Clone the Parsec service repo:

git clone --branch 1.3.0 https://github.com/parallaxsecond/parsec.git

Build the source code with with the tpm provider enabled

cd parsec
cargo build --features "tpm-provider,direct-authenticator,unix-peer-credentials-authenticator"

Create a config file where the provider type is set to Tpm and tcti points to "device:/dev/tpmrm0".

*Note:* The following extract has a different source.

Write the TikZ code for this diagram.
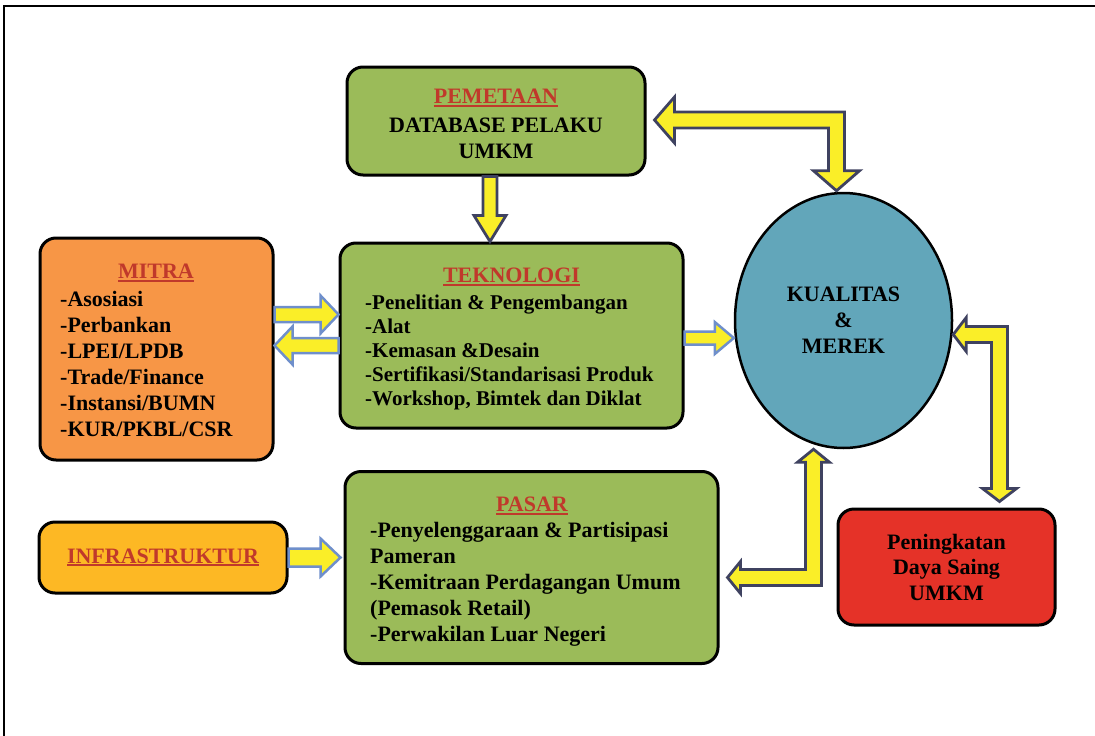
\documentclass[tikz,border=0pt]{standalone}
\usepackage{fontspec}
\setmainfont{Liberation Serif}
\usetikzlibrary{calc,shapes.geometric}
\definecolor{boxgreen}{RGB}{155,187,89}
\definecolor{boxorange}{RGB}{247,150,70}
\definecolor{boxgold}{RGB}{253,184,36}
\definecolor{ovalteal}{RGB}{98,166,186}
\definecolor{boxred}{RGB}{229,50,40}
\definecolor{titlered}{RGB}{192,57,43}
\definecolor{arrowyellow}{RGB}{250,238,40}
\definecolor{arrowblue}{RGB}{111,143,203}
\definecolor{arrownavy}{RGB}{63,66,96}
\newcommand{\boxfont}{\fontsize{22}{26}\selectfont\bfseries}
\newcommand{\ulred}[1]{\setbox0=\hbox{#1}\rlap{\rule[-3pt]{\wd0}{1.8pt}}\box0}
% straight block arrow: [style]{tail}{tip}{shaft half}{head half}{head length}
\newcommand{\blockarrow}[6][]{%
  \coordinate (ba) at ($(#3)!#6pt!(#2)$);
  \draw[#1] ($(#2)!#4pt!90:(#3)$) -- ($(ba)!#4pt!90:(#3)$) -- ($(ba)!#5pt!90:(#3)$) -- (#3)
    -- ($(ba)!#5pt!-90:(#3)$) -- ($(ba)!#4pt!-90:(#3)$) -- ($(#2)!#4pt!-90:(#3)$) -- cycle;}
% elbow block arrow: [style]{left tip}{vertical tip}{shaft half}{head half}{head length}{1 down, -1 up}
\newcommand{\elbowarrow}[7][]{%
  \coordinate (ec) at (#3 |- #2);
  \draw[#1] (#2) -- ($(#2)+(#6,-#5)$) -- ($(#2)+(#6,-#4)$) -- ($(ec)+({#7*#4},-#4)$)
    -- ($(#3)+({#7*#4},{-(#7)*#6})$) -- ($(#3)+({#7*#5},{-(#7)*#6})$) -- (#3)
    -- ($(#3)+({-(#7)*#5},{-(#7)*#6})$) -- ($(#3)+({-(#7)*#4},{-(#7)*#6})$)
    -- ($(ec)+({-(#7)*#4},#4)$) -- ($(#2)+(#6,#4)$) -- ($(#2)+(#6,#5)$) -- cycle;}

\begin{document}
\begin{tikzpicture}[x=1pt,y=-1pt,
  box/.style={draw=black, line width=3pt, rounded corners=16pt, inner sep=0pt},
  head/.style={text=titlered, font=\boxfont, inner sep=0pt},
  txt/.style={font=\boxfont, align=left, inner sep=0pt},
  yarrow/.style={fill=arrowyellow, draw=arrowblue, line width=2.5pt},
  darrow/.style={yarrow, draw=arrownavy, line width=2.8pt}]
\useasboundingbox (0,0) rectangle (1095,736);
\draw[line width=1.5pt] (4,736) -- (4,6) -- (1095,6);

% boxes
\node[box, fill=boxgreen, minimum width=298, minimum height=108] (pem) at (496,121) {};
\node[head] (pemtitle) at (496,98) {\ulred{PEMETAAN}};
\node[txt, align=center] (pemtext) at (496,138) {DATABASE PELAKU\\UMKM};

\node[box, fill=boxgreen, minimum width=343, minimum height=185] (tek) at (511.5,335.5) {};
\node[head] (tektitle) at (511.5,277) {\ulred{TEKNOLOGI}};
\node[txt, anchor=west, font=\fontsize{21}{24}\selectfont\bfseries] (teklist) at (365,352)
  {-Penelitian \& Pengembangan\\-Alat\\-Kemasan \&Desain\\-Sertifikasi/Standarisasi Produk\\-Workshop, Bimtek dan Diklat};

\node[box, fill=boxorange, minimum width=233, minimum height=222] (mitra) at (156.5,349) {};
\node[head] (mitratitle) at (156,273) {\ulred{MITRA}};
\node[txt, anchor=west] (mitralist) at (60,364)
  {-Asosiasi\\-Perbankan\\-LPEI/LPDB\\-Trade/Finance\\-Instansi/BUMN\\-KUR/PKBL/CSR};

\node[box, fill=boxgreen, minimum width=373, minimum height=192] (pasar) at (531.5,567.5) {};
\node[head] (pasartitle) at (532,506) {\ulred{PASAR}};
\node[txt, anchor=west] (pasarlist) at (370,584)
  {-Penyelenggaraan \& Partisipasi\\Pameran\\-Kemitraan Perdagangan Umum\\(Pemasok Retail)\\-Perwakilan Luar Negeri};

\node[box, fill=boxgold, minimum width=248, minimum height=71, text=titlered, font=\boxfont] (infra) at (163,557.5) {\ulred{INFRASTRUKTUR}};

\node[ellipse, draw=black, line width=2.5pt, fill=ovalteal, minimum width=217, minimum height=255,
  inner sep=0pt, align=center, font=\boxfont] (kual) at (843.5,320.5) {KUALITAS\\\&\\MEREK};

\node[box, fill=boxred, minimum width=217, minimum height=116, align=center,
  font=\fontsize{22}{25.5}\selectfont\bfseries] (saing) at (946.5,567) {Peningkatan\\Daya Saing\\UMKM};

% straight arrows
\coordinate (a1) at ($(pem.south)+(-6,0)$);
\coordinate (a2) at (a1 |- tek.north);
\blockarrow[darrow]{a1}{a2}{7}{16}{26}
\coordinate (b1) at ($(mitra.east)+(0,-34.5)$);
\coordinate (b2) at (b1 -| tek.west);
\blockarrow[yarrow]{b1}{b2}{7.5}{19}{18}
\coordinate (c1) at ($(tek.west)+(0,10)$);
\coordinate (c2) at (c1 -| mitra.east);
\blockarrow[yarrow]{c1}{c2}{7.5}{19}{18}
\coordinate (d1) at ($(tek.east)+(0,2.5)$);
\coordinate (d2) at (d1 -| kual.west);
\blockarrow[yarrow]{d1}{d2}{6.5}{16}{19}
\coordinate (e1) at (infra.east);
\coordinate (e2) at ($(e1 -| pasar.west)+(-3,0)$);
\blockarrow[yarrow]{e1}{e2}{9}{19}{20}

% elbow arrows
\coordinate (f1) at ($(pem.east)+(8,-1)$);
\coordinate (f2) at ($(kual.north)+(-7,-1)$);
\elbowarrow[darrow]{f1}{f2}{8}{23}{20}{1}
\coordinate (g1) at ($(pasar.east)+(8,10)$);
\coordinate (g2) at ($(kual.south)+(-30,0)$);
\elbowarrow[darrow]{g1}{g2}{8}{16}{13}{-1}
\coordinate (h1) at ($(kual.east)+(0,14)$);
\coordinate (h2) at ($(saing.north)+(53,-6)$);
\elbowarrow[darrow]{h1}{h2}{8}{17}{13}{1}
\end{tikzpicture}
\end{document}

cat > /etc/parsec/config.toml <<EOF
[core_settings]
log_level = "info"
allow_root = true

[listener]
listener_type = "DomainSocket"
timeout = 3000 # in milliseconds
socket_path = "/run/parsec/parsec.sock"

[authenticator]
auth_type = "UnixPeerCredentials"

[[key_manager]]
name = "sqlite-manager"
manager_type = "SQLite"
sqlite_db_path = "/etc/parsec/sqlite-key-info-manager.sqlite3"

[[provider]]
provider_type = "Tpm"
key_info_manager = "sqlite-manager"
tcti = "device:/dev/tpmrm0"
EOF

The service may now be started in the same way as above, ie create some directories, if not present, and copy the parsec executable to /usr/bin/parsec.

sudo mkdir /etc/parsec
sudo mkdir /run/parsec
sudo chown docker /run/parsec
sudo chmod 755 /run/parsec
sudo cp config.toml /etc/parsec
sudo mv target/release/parsec /usr/bin/parsec

The Parsec service may now be started manually using the following command:

sudo /usr/bin/parsec --config /etc/parsec/config.toml

It should result in a a printout like this:

[INFO  parsec] Parsec started. Configuring the service...
[INFO  parsec_service::key_info_managers::on_disk_manager] Found 0 mapping files
[INFO  parsec_service::utils::service_builder] Creating a TPM Provider.
[INFO  parsec_service::providers::tpm] Checking for ciphers supported by the TPM.
[INFO  tss_esapi::context] Closing context.
[INFO  tss_esapi::context] Context closed.
[INFO  parsec] Parsec is ready.

As an alternative if systemd is used a service specification can be created like this (as root):

cat > /etc/systemd/system/parsec.service <<EOF
[Unit]
Description=Parsec Service
Documentation=https://parallaxsecond.github.io/parsec-book/parsec_service/install_parsec_linux.html

[Service]
WorkingDirectory=/home/docker
ExecStart=/usr/bin/parsec --config /etc/parsec/config.toml
User=docker
Group=docker

[Install]
WantedBy=multi-user.target
EOF

Then enabled and started like this:

systemctl --no-pager daemon-reload
systemctl --no-pager enable parsec.service
systemctl --no-pager start parsec.service

When a host is added, that has a Parsec service running, there should be an INFO level log message saying Using Parsec service to protect host.. This indicates that the Shamir share assigned to the host has been encrypted using the local Parsec service.